Check every line below for the word "with" and copy each one that has it.

_ _ _ _

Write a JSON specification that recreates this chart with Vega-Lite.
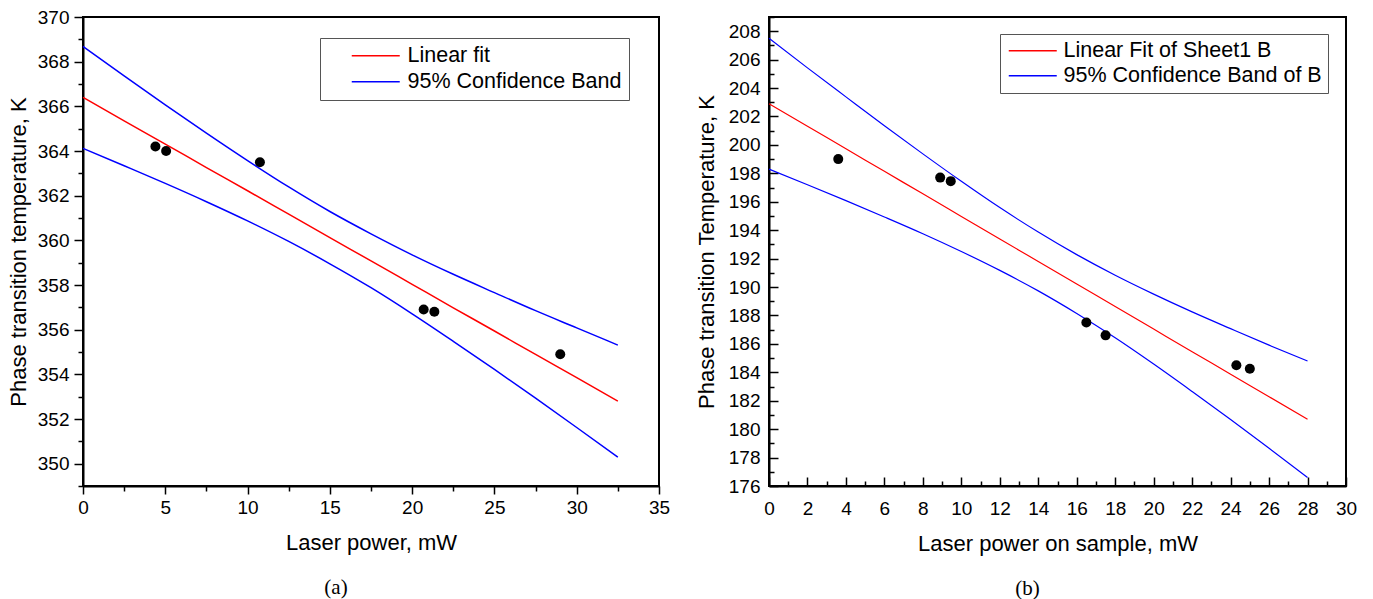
{
  "$schema": "https://vega.github.io/schema/vega-lite/v6.json",
  "background": "white",
  "padding": {"left": 6, "top": 7, "right": 5, "bottom": 2},
  "spacing": 23,
  "config": {
    "font": "Liberation Sans",
    "view": {"stroke": "black", "strokeWidth": 2},
    "axis": {
      "domainColor": "black", "domainWidth": 2,
      "tickColor": "black", "tickWidth": 1.5,
      "labelFont": "Liberation Sans", "labelFontSize": 19, "labelColor": "black",
      "titleFont": "Liberation Sans", "titleFontSize": 22, "titleFontWeight": "normal", "titleColor": "black",
      "grid": false, "labelOverlap": false, "labelFlush": false
    },
    "title": {"font": "Liberation Serif", "fontSize": 21, "fontWeight": "normal", "orient": "bottom", "color": "black", "offset": 24}
  },
  "resolve": {"scale": {"color": "independent"}, "legend": {"color": "independent"}},
  "datasets": {
    "linesA": [
      {"x": 0, "y": 366.40, "curve": "fit", "series": "Linear fit"},
      {"x": 2.5, "y": 365.35, "curve": "fit", "series": "Linear fit"},
      {"x": 5, "y": 364.31, "curve": "fit", "series": "Linear fit"},
      {"x": 7.5, "y": 363.26, "curve": "fit", "series": "Linear fit"},
      {"x": 10, "y": 362.22, "curve": "fit", "series": "Linear fit"},
      {"x": 12.5, "y": 361.17, "curve": "fit", "series": "Linear fit"},
      {"x": 15, "y": 360.12, "curve": "fit", "series": "Linear fit"},
      {"x": 17.5, "y": 359.08, "curve": "fit", "series": "Linear fit"},
      {"x": 20, "y": 358.03, "curve": "fit", "series": "Linear fit"},
      {"x": 22.5, "y": 356.98, "curve": "fit", "series": "Linear fit"},
      {"x": 25, "y": 355.94, "curve": "fit", "series": "Linear fit"},
      {"x": 27.5, "y": 354.89, "curve": "fit", "series": "Linear fit"},
      {"x": 30, "y": 353.85, "curve": "fit", "series": "Linear fit"},
      {"x": 32.5, "y": 352.80, "curve": "fit", "series": "Linear fit"},
      {"x": 0, "y": 368.68, "curve": "upper", "series": "95% Confidence Band"},
      {"x": 2.5, "y": 367.36, "curve": "upper", "series": "95% Confidence Band"},
      {"x": 5, "y": 366.07, "curve": "upper", "series": "95% Confidence Band"},
      {"x": 7.5, "y": 364.80, "curve": "upper", "series": "95% Confidence Band"},
      {"x": 10, "y": 363.57, "curve": "upper", "series": "95% Confidence Band"},
      {"x": 12.5, "y": 362.39, "curve": "upper", "series": "95% Confidence Band"},
      {"x": 15, "y": 361.29, "curve": "upper", "series": "95% Confidence Band"},
      {"x": 17.5, "y": 360.29, "curve": "upper", "series": "95% Confidence Band"},
      {"x": 20, "y": 359.35, "curve": "upper", "series": "95% Confidence Band"},
      {"x": 22.5, "y": 358.48, "curve": "upper", "series": "95% Confidence Band"},
      {"x": 25, "y": 357.66, "curve": "upper", "series": "95% Confidence Band"},
      {"x": 27.5, "y": 356.85, "curve": "upper", "series": "95% Confidence Band"},
      {"x": 30, "y": 356.08, "curve": "upper", "series": "95% Confidence Band"},
      {"x": 32.5, "y": 355.31, "curve": "upper", "series": "95% Confidence Band"},
      {"x": 0, "y": 364.12, "curve": "lower", "series": "95% Confidence Band"},
      {"x": 2.5, "y": 363.34, "curve": "lower", "series": "95% Confidence Band"},
      {"x": 5, "y": 362.55, "curve": "lower", "series": "95% Confidence Band"},
      {"x": 7.5, "y": 361.73, "curve": "lower", "series": "95% Confidence Band"},
      {"x": 10, "y": 360.87, "curve": "lower", "series": "95% Confidence Band"},
      {"x": 12.5, "y": 359.95, "curve": "lower", "series": "95% Confidence Band"},
      {"x": 15, "y": 358.95, "curve": "lower", "series": "95% Confidence Band"},
      {"x": 17.5, "y": 357.88, "curve": "lower", "series": "95% Confidence Band"},
      {"x": 20, "y": 356.71, "curve": "lower", "series": "95% Confidence Band"},
      {"x": 22.5, "y": 355.48, "curve": "lower", "series": "95% Confidence Band"},
      {"x": 25, "y": 354.22, "curve": "lower", "series": "95% Confidence Band"},
      {"x": 27.5, "y": 352.93, "curve": "lower", "series": "95% Confidence Band"},
      {"x": 30, "y": 351.62, "curve": "lower", "series": "95% Confidence Band"},
      {"x": 32.5, "y": 350.29, "curve": "lower", "series": "95% Confidence Band"}
    ],
    "pointsA": [
      {"x": 4.4, "y": 364.2},
      {"x": 5.05, "y": 364.0},
      {"x": 10.75, "y": 363.5},
      {"x": 20.7, "y": 356.9},
      {"x": 21.35, "y": 356.8},
      {"x": 29.0, "y": 354.9}
    ],
    "linesB": [
      {"x": 0, "y": 202.90, "curve": "fit", "series": "Linear Fit of Sheet1 B"},
      {"x": 2, "y": 201.31, "curve": "fit", "series": "Linear Fit of Sheet1 B"},
      {"x": 4, "y": 199.73, "curve": "fit", "series": "Linear Fit of Sheet1 B"},
      {"x": 6, "y": 198.14, "curve": "fit", "series": "Linear Fit of Sheet1 B"},
      {"x": 8, "y": 196.56, "curve": "fit", "series": "Linear Fit of Sheet1 B"},
      {"x": 10, "y": 194.97, "curve": "fit", "series": "Linear Fit of Sheet1 B"},
      {"x": 12, "y": 193.38, "curve": "fit", "series": "Linear Fit of Sheet1 B"},
      {"x": 14, "y": 191.80, "curve": "fit", "series": "Linear Fit of Sheet1 B"},
      {"x": 16, "y": 190.21, "curve": "fit", "series": "Linear Fit of Sheet1 B"},
      {"x": 18, "y": 188.63, "curve": "fit", "series": "Linear Fit of Sheet1 B"},
      {"x": 20, "y": 187.04, "curve": "fit", "series": "Linear Fit of Sheet1 B"},
      {"x": 22, "y": 185.45, "curve": "fit", "series": "Linear Fit of Sheet1 B"},
      {"x": 24, "y": 183.87, "curve": "fit", "series": "Linear Fit of Sheet1 B"},
      {"x": 26, "y": 182.28, "curve": "fit", "series": "Linear Fit of Sheet1 B"},
      {"x": 28, "y": 180.70, "curve": "fit", "series": "Linear Fit of Sheet1 B"},
      {"x": 0, "y": 207.50, "curve": "upper", "series": "95% Confidence Band of B"},
      {"x": 2, "y": 205.42, "curve": "upper", "series": "95% Confidence Band of B"},
      {"x": 4, "y": 203.38, "curve": "upper", "series": "95% Confidence Band of B"},
      {"x": 6, "y": 201.35, "curve": "upper", "series": "95% Confidence Band of B"},
      {"x": 8, "y": 199.37, "curve": "upper", "series": "95% Confidence Band of B"},
      {"x": 10, "y": 197.44, "curve": "upper", "series": "95% Confidence Band of B"},
      {"x": 12, "y": 195.59, "curve": "upper", "series": "95% Confidence Band of B"},
      {"x": 14, "y": 193.87, "curve": "upper", "series": "95% Confidence Band of B"},
      {"x": 16, "y": 192.28, "curve": "upper", "series": "95% Confidence Band of B"},
      {"x": 18, "y": 190.83, "curve": "upper", "series": "95% Confidence Band of B"},
      {"x": 20, "y": 189.50, "curve": "upper", "series": "95% Confidence Band of B"},
      {"x": 22, "y": 188.25, "curve": "upper", "series": "95% Confidence Band of B"},
      {"x": 24, "y": 187.07, "curve": "upper", "series": "95% Confidence Band of B"},
      {"x": 26, "y": 185.91, "curve": "upper", "series": "95% Confidence Band of B"},
      {"x": 28, "y": 184.80, "curve": "upper", "series": "95% Confidence Band of B"},
      {"x": 0, "y": 198.30, "curve": "lower", "series": "95% Confidence Band of B"},
      {"x": 2, "y": 197.20, "curve": "lower", "series": "95% Confidence Band of B"},
      {"x": 4, "y": 196.08, "curve": "lower", "series": "95% Confidence Band of B"},
      {"x": 6, "y": 194.93, "curve": "lower", "series": "95% Confidence Band of B"},
      {"x": 8, "y": 193.75, "curve": "lower", "series": "95% Confidence Band of B"},
      {"x": 10, "y": 192.50, "curve": "lower", "series": "95% Confidence Band of B"},
      {"x": 12, "y": 191.17, "curve": "lower", "series": "95% Confidence Band of B"},
      {"x": 14, "y": 189.73, "curve": "lower", "series": "95% Confidence Band of B"},
      {"x": 16, "y": 188.14, "curve": "lower", "series": "95% Confidence Band of B"},
      {"x": 18, "y": 186.43, "curve": "lower", "series": "95% Confidence Band of B"},
      {"x": 20, "y": 184.58, "curve": "lower", "series": "95% Confidence Band of B"},
      {"x": 22, "y": 182.65, "curve": "lower", "series": "95% Confidence Band of B"},
      {"x": 24, "y": 180.68, "curve": "lower", "series": "95% Confidence Band of B"},
      {"x": 26, "y": 178.65, "curve": "lower", "series": "95% Confidence Band of B"},
      {"x": 28, "y": 176.60, "curve": "lower", "series": "95% Confidence Band of B"}
    ],
    "pointsB": [
      {"x": 3.6, "y": 199.0},
      {"x": 8.9, "y": 197.7},
      {"x": 9.45, "y": 197.45},
      {"x": 16.5, "y": 187.5},
      {"x": 17.5, "y": 186.6},
      {"x": 24.3, "y": 184.5},
      {"x": 25.0, "y": 184.25}
    ]
  },
  "hconcat": [
    {
      "width": 576,
      "height": 469,
      "title": {"text": "(a)", "dx": -35},
      "resolve": {"axis": {"x": "independent", "y": "independent"}},
      "layer": [
        {
          "data": {"name": "linesA"},
          "mark": {"type": "line", "strokeWidth": 1.5, "interpolate": "monotone"},
          "encoding": {
            "x": {
              "field": "x", "type": "quantitative",
              "scale": {"domain": [0, 35], "nice": false, "zero": false},
              "axis": {
                "orient": "bottom",
                "title": "Laser power, mW", "titlePadding": 15,
                "values": [0, 5, 10, 15, 20, 25, 30, 35],
                "labelOverlap": false, "labelFontSize": 19, "labelFlush": false,
                "tickSize": 8, "labelPadding": 4
              }
            },
            "y": {
              "field": "y", "type": "quantitative",
              "scale": {"domain": [349, 370], "nice": false, "zero": false},
              "axis": {
                "orient": "left",
                "title": "Phase transition temperature, K", "titlePadding": 7,
                "values": [350, 352, 354, 356, 358, 360, 362, 364, 366, 368, 370],
                "labelOverlap": false, "labelFontSize": 19, "labelFlush": false,
                "tickSize": 9, "labelPadding": 5
              }
            },
            "color": {
              "field": "series", "type": "nominal",
              "scale": {"domain": ["Linear fit", "95% Confidence Band"], "range": ["#ff0000", "#0000ff"]},
              "legend": {
                "orient": "none", "legendX": 237, "legendY": 21, "title": null,
                "symbolType": "M-4,0H4", "symbolSize": 144, "symbolStrokeWidth": 1.5,
                "labelFont": "Liberation Sans", "labelFontSize": 21.5, "labelColor": "black",
                "symbolOffset": 38, "labelOffset": 21, "labelLimit": 0, "rowPadding": 3,
                "strokeColor": "#555555", "fillColor": "white", "padding": 7
              }
            },
            "detail": {"field": "curve"}
          }
        },
        {
          "data": {"name": "pointsA"},
          "mark": {"type": "point", "shape": "circle", "filled": true, "color": "black", "size": 100, "opacity": 1},
          "encoding": {
            "x": {
              "field": "x", "type": "quantitative",
              "axis": {"orient": "bottom", "title": null, "labels": false, "domain": false, "tickSize": 5,
                       "values": [2.5, 7.5, 12.5, 17.5, 22.5, 27.5, 32.5]}
            },
            "y": {
              "field": "y", "type": "quantitative",
              "axis": {"orient": "left", "title": null, "labels": false, "domain": false, "tickSize": 5,
                       "values": [349, 351, 353, 355, 357, 359, 361, 363, 365, 367, 369]}
            }
          }
        }
      ]
    },
    {
      "width": 577,
      "height": 469,
      "title": {"text": "(b)", "dx": -30},
      "resolve": {"axis": {"x": "independent", "y": "independent"}},
      "layer": [
        {
          "data": {"name": "linesB"},
          "mark": {"type": "line", "strokeWidth": 1.2, "interpolate": "monotone"},
          "encoding": {
            "x": {
              "field": "x", "type": "quantitative",
              "scale": {"domain": [0, 30], "nice": false, "zero": false},
              "axis": {
                "orient": "bottom",
                "title": "Laser power on sample, mW", "titlePadding": 15,
                "values": [0, 2, 4, 6, 8, 10, 12, 14, 16, 18, 20, 22, 24, 26, 28, 30],
                "labelOverlap": false, "labelFontSize": 19, "labelFlush": false,
                "tickSize": -9, "labelPadding": 22
              }
            },
            "y": {
              "field": "y", "type": "quantitative",
              "scale": {"domain": [176, 209], "nice": false, "zero": false},
              "axis": {
                "orient": "left",
                "title": "Phase transition Temperature, K", "titlePadding": 10,
                "values": [176, 178, 180, 182, 184, 186, 188, 190, 192, 194, 196, 198, 200, 202, 204, 206, 208],
                "labelOverlap": false, "labelFontSize": 19, "labelFlush": false,
                "tickSize": -9, "labelPadding": 18
              }
            },
            "color": {
              "field": "series", "type": "nominal",
              "scale": {"domain": ["Linear Fit of Sheet1 B", "95% Confidence Band of B"], "range": ["#ff0000", "#0000ff"]},
              "legend": {
                "orient": "none", "legendX": 231, "legendY": 17, "title": null,
                "symbolType": "M-4,0H4", "symbolSize": 144, "symbolStrokeWidth": 1.5,
                "labelFont": "Liberation Sans", "labelFontSize": 21.5, "labelColor": "black",
                "symbolOffset": 16, "labelOffset": 20, "labelLimit": 0, "rowPadding": 2,
                "strokeColor": "#555555", "fillColor": "white", "padding": 6
              }
            },
            "detail": {"field": "curve"}
          }
        },
        {
          "data": {"name": "pointsB"},
          "mark": {"type": "point", "shape": "circle", "filled": true, "color": "black", "size": 100, "opacity": 1},
          "encoding": {
            "x": {
              "field": "x", "type": "quantitative",
              "axis": {"orient": "bottom", "title": null, "labels": false, "domain": false, "tickSize": -5,
                       "values": [1, 3, 5, 7, 9, 11, 13, 15, 17, 19, 21, 23, 25, 27, 29]}
            },
            "y": {
              "field": "y", "type": "quantitative",
              "axis": {"orient": "left", "title": null, "labels": false, "domain": false, "tickSize": -5,
                       "values": [177, 179, 181, 183, 185, 187, 189, 191, 193, 195, 197, 199, 201, 203, 205, 207, 209]}
            }
          }
        }
      ]
    }
  ]
}
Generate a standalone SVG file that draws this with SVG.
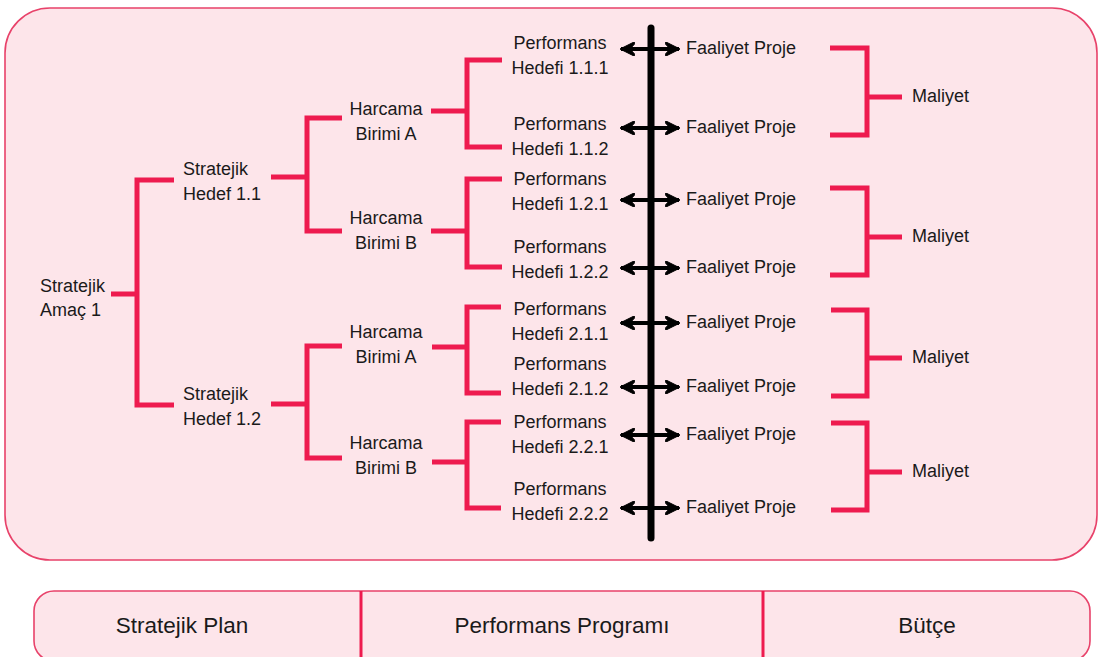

_ _ _ _

### REPLY
Write a JSON specification that recreates this chart with Vega-Lite.
Generate a standalone SVG file that draws this with SVG.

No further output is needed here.